EASTON, Conn. Applicants for a subdivision or site plan will be able to choose when to post their bond starting Oct. 1.
The bond is a guarantee from the applicant to the town that the work will be completed. In Easton, the Planning & Zoning Commission won't sign a final approval on a map if the applicant hasn't posted a bond, John Hayes, land use director, said at a meeting Aug. 22. Without that final approval, an applicant cannot obtain building permits or sell the lots.
"The town loses the opportunity to make sure the work is done at the right time," said Hayes. Under the amended law, applicants can sell all lots even if they are not completed. Hayes said this is a "serious problem" because of the liability of the lots being sold.

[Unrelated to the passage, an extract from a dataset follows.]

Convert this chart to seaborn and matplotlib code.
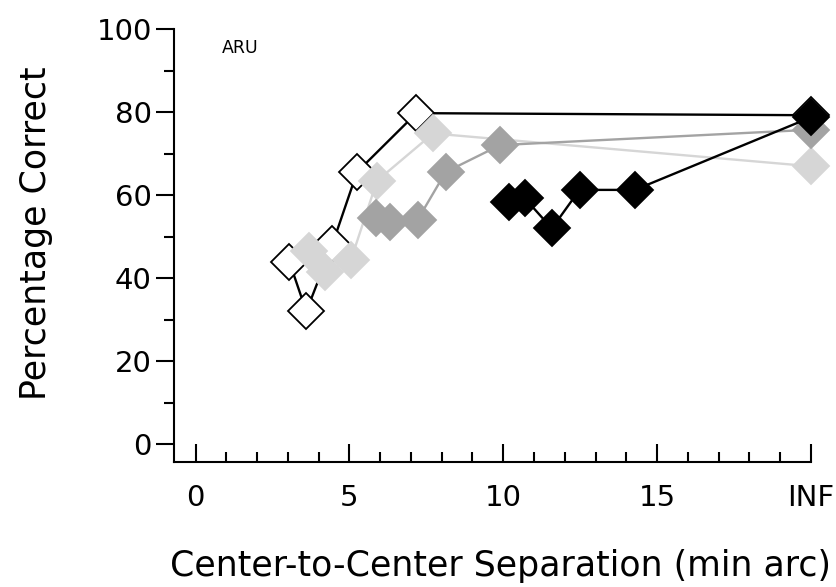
import matplotlib
matplotlib.use('Agg')
import matplotlib.pyplot as plt
import numpy as np
import pandas as pd
import seaborn as sns

sns.set_style('ticks')
plt.rcParams['font.family'] = ['DejaVu Sans']
plt.rcParams['text.color'] = 'black'
plt.rcParams['axes.labelcolor'] = 'black'
plt.rcParams['xtick.color'] = 'black'
plt.rcParams['ytick.color'] = 'black'
plt.rcParams['axes.edgecolor'] = 'black'

# values (INF plotted at x = 20)
open_x = [3.05, 3.6, 4.45, 5.25, 7.18, 20]
open_y = [44.0, 32.0, 48.2, 65.6, 79.8, 79.3]

light_x = [3.7, 4.2, 5.05, 5.9, 7.72, 20]
light_y = [46.6, 41.4, 44.4, 63.5, 74.9, 67.0]

mid_x = [5.85, 6.33, 7.22, 8.13, 9.9, 20]
mid_y = [54.6, 53.5, 54.1, 65.6, 72.1, 75.8]

dark_x = [10.2, 10.7, 11.58, 12.48, 14.28, 20]
dark_y = [58.5, 59.3, 52.0, 61.3, 61.3, 78.8]

x_ticks = [0, 5, 10, 15, 20]
x_ticklabels = ['0', '5', '10', '15', 'INF']
y_ticks = [0, 20, 40, 60, 80, 100]

series = [
    # (x, y, face, edge, line colour)
    (open_x, open_y, 'white', 'black', 'black'),
    (light_x, light_y, '#d6d6d6', '#d6d6d6', '#d6d6d6'),
    (mid_x, mid_y, '#a3a3a3', '#a3a3a3', '#a3a3a3'),
    (dark_x, dark_y, 'black', 'black', 'black'),
]

fig = plt.figure(figsize=(8.36, 5.87), dpi=100)
ax = fig.add_axes([0.2081, 0.2129, 0.7619, 0.7371])

for z, (xs, ys, face, edge, lc) in enumerate(series):
    df = pd.DataFrame({'sep': xs, 'pct': ys})
    sns.lineplot(data=df, x='sep', y='pct', ax=ax, sort=False, estimator=None,
                 color=lc, linewidth=1.7, marker='D', markersize=18,
                 markerfacecolor=face, markeredgecolor=edge, markeredgewidth=1.3,
                 clip_on=False, zorder=3 + z)

ax.text(1.45, 95.5, 'ARU', ha='center', va='center', fontsize=12.5)

ax.set_xlim(-0.7, 20)
ax.set_ylim(-4.3, 100)
ax.set_xticks(x_ticks)
ax.set_xticklabels(x_ticklabels)
ax.set_xticks(np.arange(0, 21, 1), minor=True)
ax.set_yticks(y_ticks)
ax.set_yticks(np.arange(10, 100, 20), minor=True)

ax.tick_params(axis='x', which='major', direction='in', length=13, width=1.5,
               labelsize=21, pad=16)
ax.tick_params(axis='x', which='minor', direction='in', length=7, width=1.5)
ax.tick_params(axis='y', which='major', direction='out', length=13, width=1.5,
               labelsize=21, pad=3)
ax.tick_params(axis='y', which='minor', direction='out', length=7, width=1.5)

for s in ['left', 'bottom']:
    ax.spines[s].set_linewidth(1.5)
sns.despine(ax=ax)

ax.set_xlabel('Center-to-Center Separation (min arc)', fontsize=25)
ax.set_ylabel('Percentage Correct', fontsize=25)
ax.xaxis.set_label_coords(0.513, -0.20)
ax.yaxis.set_label_coords(-0.19, 0.53)

fig.savefig('out.png', dpi=100)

Public Act 11-79 says the planning and zoning commission may require a bond no more than the cost of the project plus up to 10 percent. It also says, "Such bond or surety may, at the discretion of the person posting such bond or surety, be posted at any time before all modifications of the site plan are complete."
One subdivision in Easton Adirondack Estates has been waiting more than five years to start work because the applicant never posted a bond, said Hayes.
The town holds the bond in escrow. The applicant gets the money back, plus interest, when the project is properly completed, said Hayes. Now, the site plan or subdivision won't be recorded in the town's land records without the applicant posting a bond. After Oct. 1, "the commission will not have the option of not signing the plan until the bond is in hand," said Hayes.
"The town has no control over the work. The applicant can develop and sell lots with no roads in place. There is a distinct public interest in making sure the work is done," said Hayes.